In the listing below, find every line with the string "that" and pull it out.

------------------------------

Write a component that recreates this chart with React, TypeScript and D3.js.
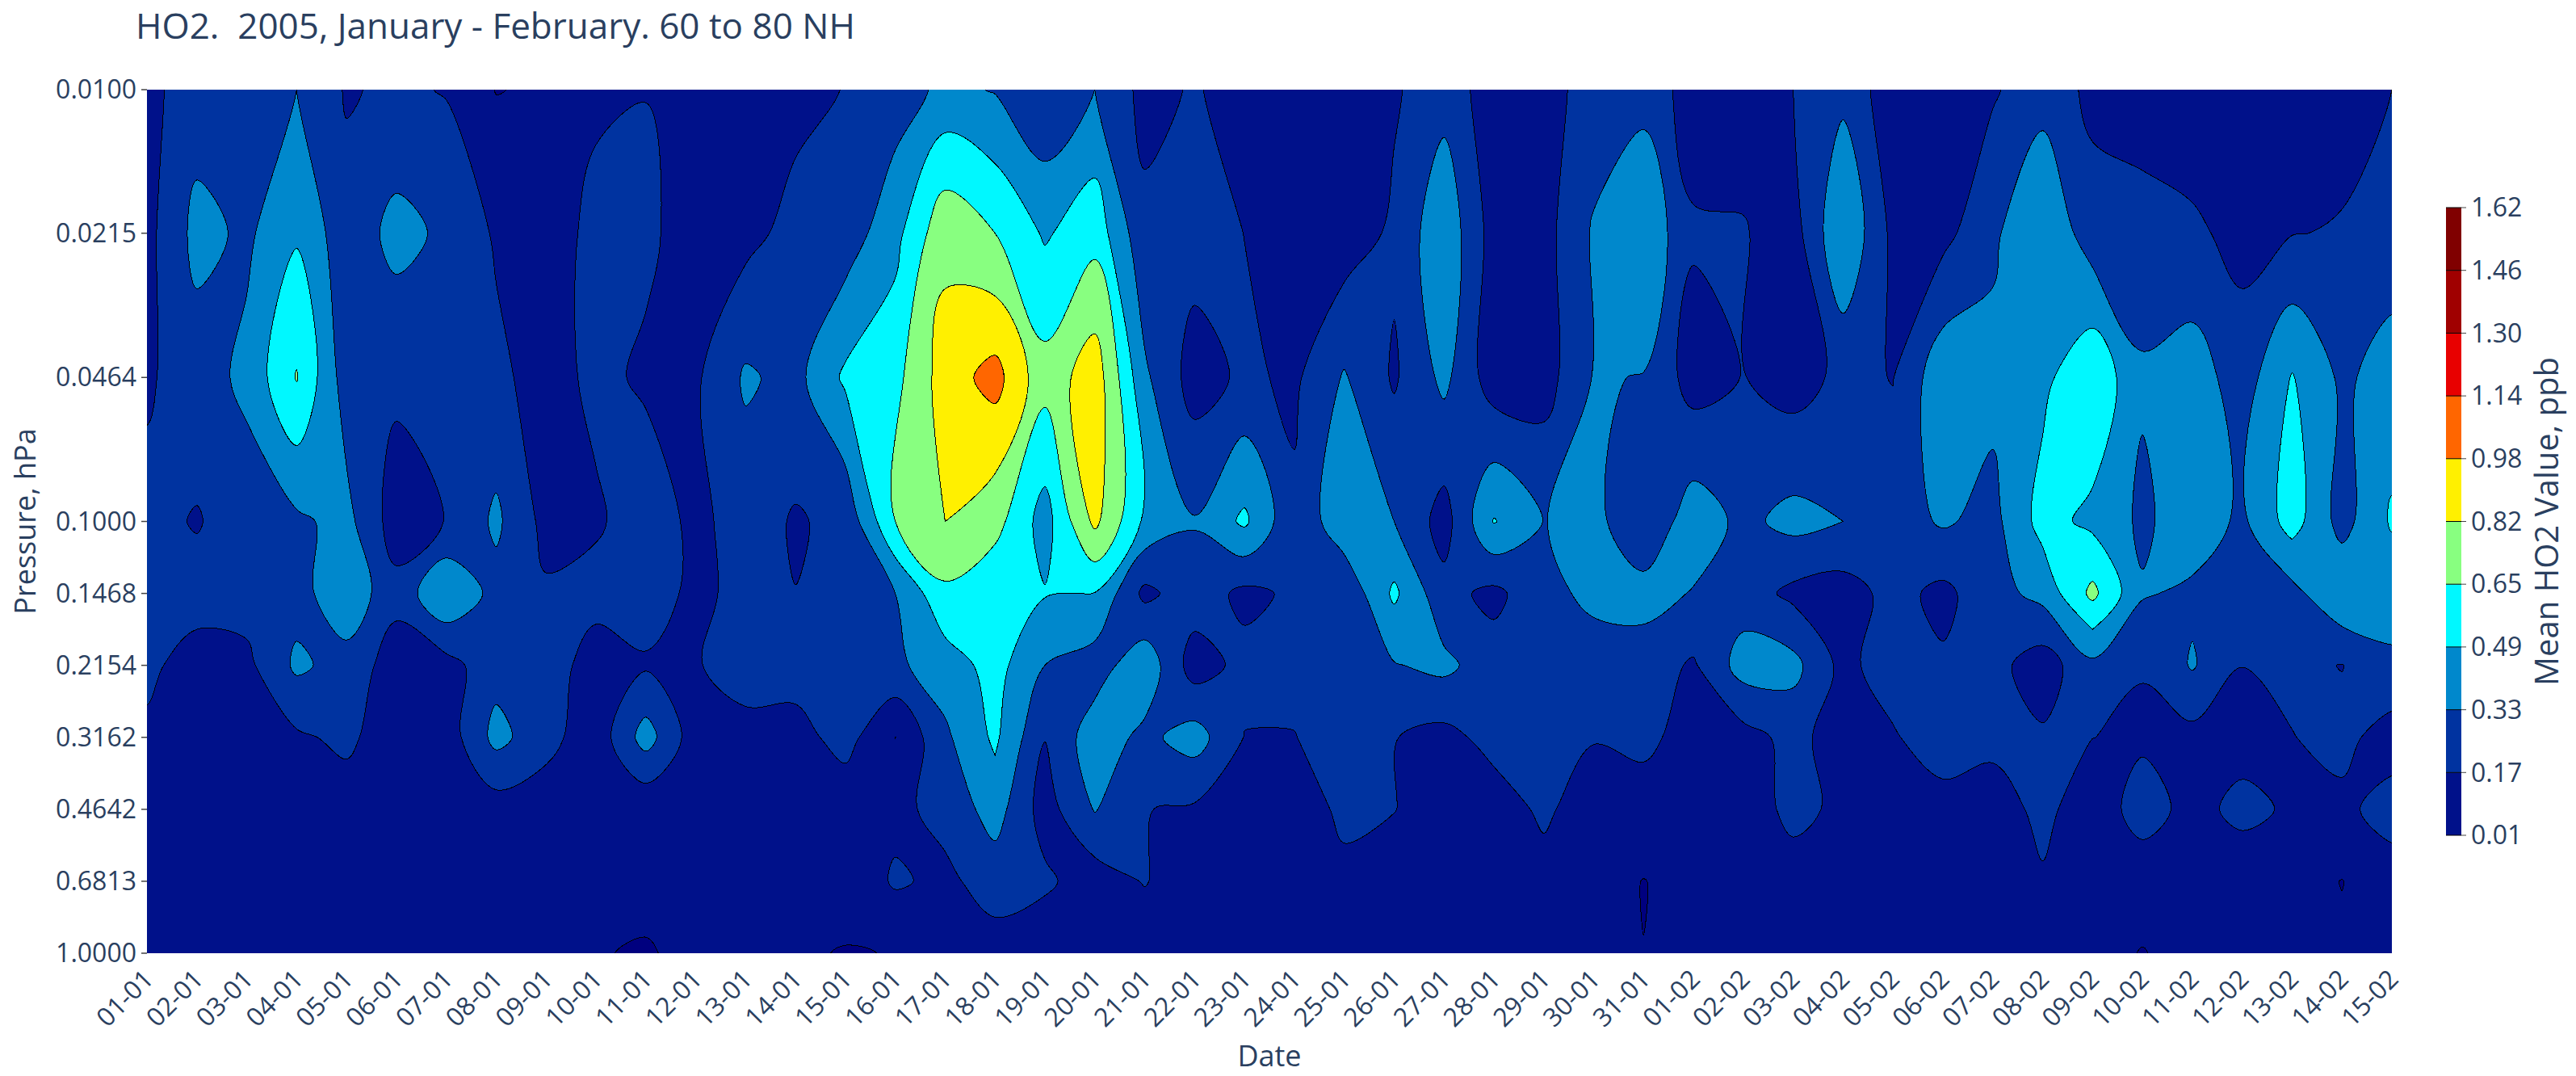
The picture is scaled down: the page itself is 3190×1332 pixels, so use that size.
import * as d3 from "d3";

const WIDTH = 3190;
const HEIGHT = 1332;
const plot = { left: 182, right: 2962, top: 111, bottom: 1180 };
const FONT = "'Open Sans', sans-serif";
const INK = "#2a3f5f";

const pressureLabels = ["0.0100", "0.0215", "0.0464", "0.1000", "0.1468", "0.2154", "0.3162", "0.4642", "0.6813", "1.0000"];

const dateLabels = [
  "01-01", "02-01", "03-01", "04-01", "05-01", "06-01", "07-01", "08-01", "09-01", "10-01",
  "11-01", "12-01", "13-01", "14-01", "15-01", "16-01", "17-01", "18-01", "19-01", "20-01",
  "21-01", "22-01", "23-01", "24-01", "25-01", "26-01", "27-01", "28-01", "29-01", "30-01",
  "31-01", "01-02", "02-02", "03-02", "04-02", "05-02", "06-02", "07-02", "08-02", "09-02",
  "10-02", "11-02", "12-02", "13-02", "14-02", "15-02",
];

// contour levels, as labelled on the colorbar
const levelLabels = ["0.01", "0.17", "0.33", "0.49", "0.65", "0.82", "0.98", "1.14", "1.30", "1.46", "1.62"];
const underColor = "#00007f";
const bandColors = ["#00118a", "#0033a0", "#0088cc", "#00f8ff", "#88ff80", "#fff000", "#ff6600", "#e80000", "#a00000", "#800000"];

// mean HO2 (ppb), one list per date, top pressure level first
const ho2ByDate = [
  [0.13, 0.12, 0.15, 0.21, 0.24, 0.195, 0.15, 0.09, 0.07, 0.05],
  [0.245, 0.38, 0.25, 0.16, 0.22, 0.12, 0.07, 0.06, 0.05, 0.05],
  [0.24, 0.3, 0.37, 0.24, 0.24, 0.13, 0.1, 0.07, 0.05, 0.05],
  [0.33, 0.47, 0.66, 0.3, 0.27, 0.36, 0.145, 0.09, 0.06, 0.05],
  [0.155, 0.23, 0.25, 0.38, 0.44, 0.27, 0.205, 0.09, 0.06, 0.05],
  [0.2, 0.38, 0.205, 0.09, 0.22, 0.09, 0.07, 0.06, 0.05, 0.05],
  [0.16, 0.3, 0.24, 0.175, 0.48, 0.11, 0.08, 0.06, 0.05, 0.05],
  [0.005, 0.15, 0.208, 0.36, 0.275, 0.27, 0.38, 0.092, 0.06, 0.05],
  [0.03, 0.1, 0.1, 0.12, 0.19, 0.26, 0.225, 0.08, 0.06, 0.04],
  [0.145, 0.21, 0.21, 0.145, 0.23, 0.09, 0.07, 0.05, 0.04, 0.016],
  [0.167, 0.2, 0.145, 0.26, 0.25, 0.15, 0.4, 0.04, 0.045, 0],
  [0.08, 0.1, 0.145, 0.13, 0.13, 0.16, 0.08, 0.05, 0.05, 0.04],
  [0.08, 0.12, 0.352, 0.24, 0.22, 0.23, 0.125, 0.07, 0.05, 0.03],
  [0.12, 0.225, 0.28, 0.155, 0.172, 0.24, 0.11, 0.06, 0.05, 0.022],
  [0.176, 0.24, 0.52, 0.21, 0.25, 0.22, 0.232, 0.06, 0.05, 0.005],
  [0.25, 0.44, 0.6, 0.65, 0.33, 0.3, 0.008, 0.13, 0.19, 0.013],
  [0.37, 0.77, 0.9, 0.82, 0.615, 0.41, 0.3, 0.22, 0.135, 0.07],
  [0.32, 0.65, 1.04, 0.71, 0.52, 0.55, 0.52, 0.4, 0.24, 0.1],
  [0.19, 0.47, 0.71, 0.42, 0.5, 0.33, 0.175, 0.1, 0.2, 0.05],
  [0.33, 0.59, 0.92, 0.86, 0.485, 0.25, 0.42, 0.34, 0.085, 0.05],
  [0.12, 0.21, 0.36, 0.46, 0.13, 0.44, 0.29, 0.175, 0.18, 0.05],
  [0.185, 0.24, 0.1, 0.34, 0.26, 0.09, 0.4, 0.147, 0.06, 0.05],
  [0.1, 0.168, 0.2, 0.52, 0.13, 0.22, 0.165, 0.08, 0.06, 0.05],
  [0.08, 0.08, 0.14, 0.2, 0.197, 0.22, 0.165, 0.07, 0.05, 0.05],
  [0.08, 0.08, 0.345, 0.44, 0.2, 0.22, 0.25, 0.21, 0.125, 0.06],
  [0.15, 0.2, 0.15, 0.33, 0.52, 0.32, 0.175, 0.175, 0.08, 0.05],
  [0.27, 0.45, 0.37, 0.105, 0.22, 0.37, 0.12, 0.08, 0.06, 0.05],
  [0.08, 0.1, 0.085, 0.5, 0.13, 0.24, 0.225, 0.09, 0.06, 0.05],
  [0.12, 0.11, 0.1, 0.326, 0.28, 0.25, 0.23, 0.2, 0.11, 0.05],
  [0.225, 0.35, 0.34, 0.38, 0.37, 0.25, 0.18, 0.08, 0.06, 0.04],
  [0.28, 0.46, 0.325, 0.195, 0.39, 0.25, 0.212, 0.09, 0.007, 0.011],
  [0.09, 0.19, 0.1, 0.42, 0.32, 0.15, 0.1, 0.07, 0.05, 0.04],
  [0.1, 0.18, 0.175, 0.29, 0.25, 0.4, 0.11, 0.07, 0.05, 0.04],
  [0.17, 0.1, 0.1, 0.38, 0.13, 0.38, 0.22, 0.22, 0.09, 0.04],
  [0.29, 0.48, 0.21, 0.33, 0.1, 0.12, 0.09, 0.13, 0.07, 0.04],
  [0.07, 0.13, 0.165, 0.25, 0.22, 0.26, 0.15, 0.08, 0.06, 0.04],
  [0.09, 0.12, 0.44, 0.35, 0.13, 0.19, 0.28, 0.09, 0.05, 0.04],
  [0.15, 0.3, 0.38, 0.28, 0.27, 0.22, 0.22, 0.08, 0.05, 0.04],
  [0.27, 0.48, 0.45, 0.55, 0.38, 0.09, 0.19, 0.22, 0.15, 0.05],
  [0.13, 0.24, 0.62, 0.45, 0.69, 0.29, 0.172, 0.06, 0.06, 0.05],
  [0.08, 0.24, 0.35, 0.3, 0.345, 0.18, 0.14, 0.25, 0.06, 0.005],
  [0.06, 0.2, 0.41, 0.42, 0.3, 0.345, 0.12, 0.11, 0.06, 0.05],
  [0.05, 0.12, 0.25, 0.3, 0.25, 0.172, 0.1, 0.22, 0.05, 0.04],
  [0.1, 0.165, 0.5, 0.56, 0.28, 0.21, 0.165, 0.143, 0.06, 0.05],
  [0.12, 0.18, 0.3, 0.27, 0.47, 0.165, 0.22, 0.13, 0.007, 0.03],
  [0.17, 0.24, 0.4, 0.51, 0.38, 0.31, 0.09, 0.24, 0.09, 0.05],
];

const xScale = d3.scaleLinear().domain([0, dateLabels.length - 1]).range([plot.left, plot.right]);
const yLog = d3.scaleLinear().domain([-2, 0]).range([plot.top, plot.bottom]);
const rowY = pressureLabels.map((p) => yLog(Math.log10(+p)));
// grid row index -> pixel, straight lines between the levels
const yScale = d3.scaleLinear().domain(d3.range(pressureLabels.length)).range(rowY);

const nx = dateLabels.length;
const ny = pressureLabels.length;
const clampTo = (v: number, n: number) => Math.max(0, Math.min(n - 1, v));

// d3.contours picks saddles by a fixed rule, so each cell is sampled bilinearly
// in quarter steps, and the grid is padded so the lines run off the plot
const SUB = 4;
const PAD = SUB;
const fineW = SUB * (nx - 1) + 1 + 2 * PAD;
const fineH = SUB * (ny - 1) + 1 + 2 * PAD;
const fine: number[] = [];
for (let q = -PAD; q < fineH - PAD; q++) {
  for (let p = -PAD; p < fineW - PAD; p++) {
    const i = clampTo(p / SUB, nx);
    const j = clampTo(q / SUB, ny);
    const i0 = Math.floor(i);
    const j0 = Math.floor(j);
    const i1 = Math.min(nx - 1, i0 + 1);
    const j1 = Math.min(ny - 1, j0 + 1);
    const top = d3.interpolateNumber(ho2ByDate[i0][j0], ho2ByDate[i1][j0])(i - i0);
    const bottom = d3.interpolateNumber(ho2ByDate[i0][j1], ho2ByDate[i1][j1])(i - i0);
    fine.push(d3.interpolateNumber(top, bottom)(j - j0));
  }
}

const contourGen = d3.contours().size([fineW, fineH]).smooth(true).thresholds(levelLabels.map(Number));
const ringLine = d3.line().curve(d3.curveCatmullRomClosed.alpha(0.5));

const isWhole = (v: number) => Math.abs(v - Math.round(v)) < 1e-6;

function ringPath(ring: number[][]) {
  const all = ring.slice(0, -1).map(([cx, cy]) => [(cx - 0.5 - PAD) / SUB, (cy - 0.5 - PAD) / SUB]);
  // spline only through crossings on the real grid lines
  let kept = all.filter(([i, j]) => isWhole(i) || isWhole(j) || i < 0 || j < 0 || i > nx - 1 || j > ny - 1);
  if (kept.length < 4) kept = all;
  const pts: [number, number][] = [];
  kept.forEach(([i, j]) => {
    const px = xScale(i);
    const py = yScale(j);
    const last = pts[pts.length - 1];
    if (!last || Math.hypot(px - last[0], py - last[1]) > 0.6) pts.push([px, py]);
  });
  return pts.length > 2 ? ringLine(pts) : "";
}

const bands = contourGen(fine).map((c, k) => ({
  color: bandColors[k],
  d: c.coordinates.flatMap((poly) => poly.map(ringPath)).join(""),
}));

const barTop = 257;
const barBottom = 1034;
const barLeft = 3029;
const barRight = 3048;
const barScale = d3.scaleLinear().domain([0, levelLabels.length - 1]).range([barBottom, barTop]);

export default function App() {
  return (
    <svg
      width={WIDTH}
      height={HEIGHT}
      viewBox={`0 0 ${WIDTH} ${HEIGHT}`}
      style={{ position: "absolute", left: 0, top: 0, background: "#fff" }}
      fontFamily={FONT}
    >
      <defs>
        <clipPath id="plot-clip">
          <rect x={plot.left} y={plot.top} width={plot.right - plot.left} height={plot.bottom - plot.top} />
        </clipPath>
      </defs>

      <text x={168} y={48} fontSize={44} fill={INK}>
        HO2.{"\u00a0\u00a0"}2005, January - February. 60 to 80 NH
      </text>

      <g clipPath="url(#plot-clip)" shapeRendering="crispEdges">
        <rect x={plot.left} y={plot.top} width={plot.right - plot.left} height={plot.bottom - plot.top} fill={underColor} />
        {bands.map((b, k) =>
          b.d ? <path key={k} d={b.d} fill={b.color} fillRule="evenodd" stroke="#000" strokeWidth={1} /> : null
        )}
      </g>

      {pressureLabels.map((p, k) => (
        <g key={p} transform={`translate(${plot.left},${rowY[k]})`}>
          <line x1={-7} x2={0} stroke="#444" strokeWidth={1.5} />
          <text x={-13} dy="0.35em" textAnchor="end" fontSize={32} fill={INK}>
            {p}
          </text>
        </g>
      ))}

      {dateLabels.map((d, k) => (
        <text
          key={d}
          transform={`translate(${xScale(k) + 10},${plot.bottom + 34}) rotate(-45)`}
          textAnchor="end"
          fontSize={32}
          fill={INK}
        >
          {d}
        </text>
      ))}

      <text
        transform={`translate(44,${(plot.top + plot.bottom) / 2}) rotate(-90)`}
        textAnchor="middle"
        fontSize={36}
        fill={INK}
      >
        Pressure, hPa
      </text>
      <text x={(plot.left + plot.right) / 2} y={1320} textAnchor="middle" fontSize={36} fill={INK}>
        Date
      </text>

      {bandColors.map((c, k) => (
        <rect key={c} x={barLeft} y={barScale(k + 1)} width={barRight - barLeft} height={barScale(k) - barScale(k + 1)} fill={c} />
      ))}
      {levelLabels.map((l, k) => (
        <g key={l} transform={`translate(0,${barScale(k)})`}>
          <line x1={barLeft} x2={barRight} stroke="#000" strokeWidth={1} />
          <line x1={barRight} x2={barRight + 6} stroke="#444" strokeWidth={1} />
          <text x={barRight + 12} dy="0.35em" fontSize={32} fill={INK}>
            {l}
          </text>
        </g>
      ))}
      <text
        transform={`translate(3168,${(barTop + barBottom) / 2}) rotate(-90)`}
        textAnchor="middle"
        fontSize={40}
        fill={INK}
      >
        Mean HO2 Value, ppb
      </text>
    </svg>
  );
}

------------------------------

Answer below>
Write a component that recreates this chart with React, TypeScript and D3.js.
The picture is scaled down: the page itself is 3190×1332 pixels, so use that size.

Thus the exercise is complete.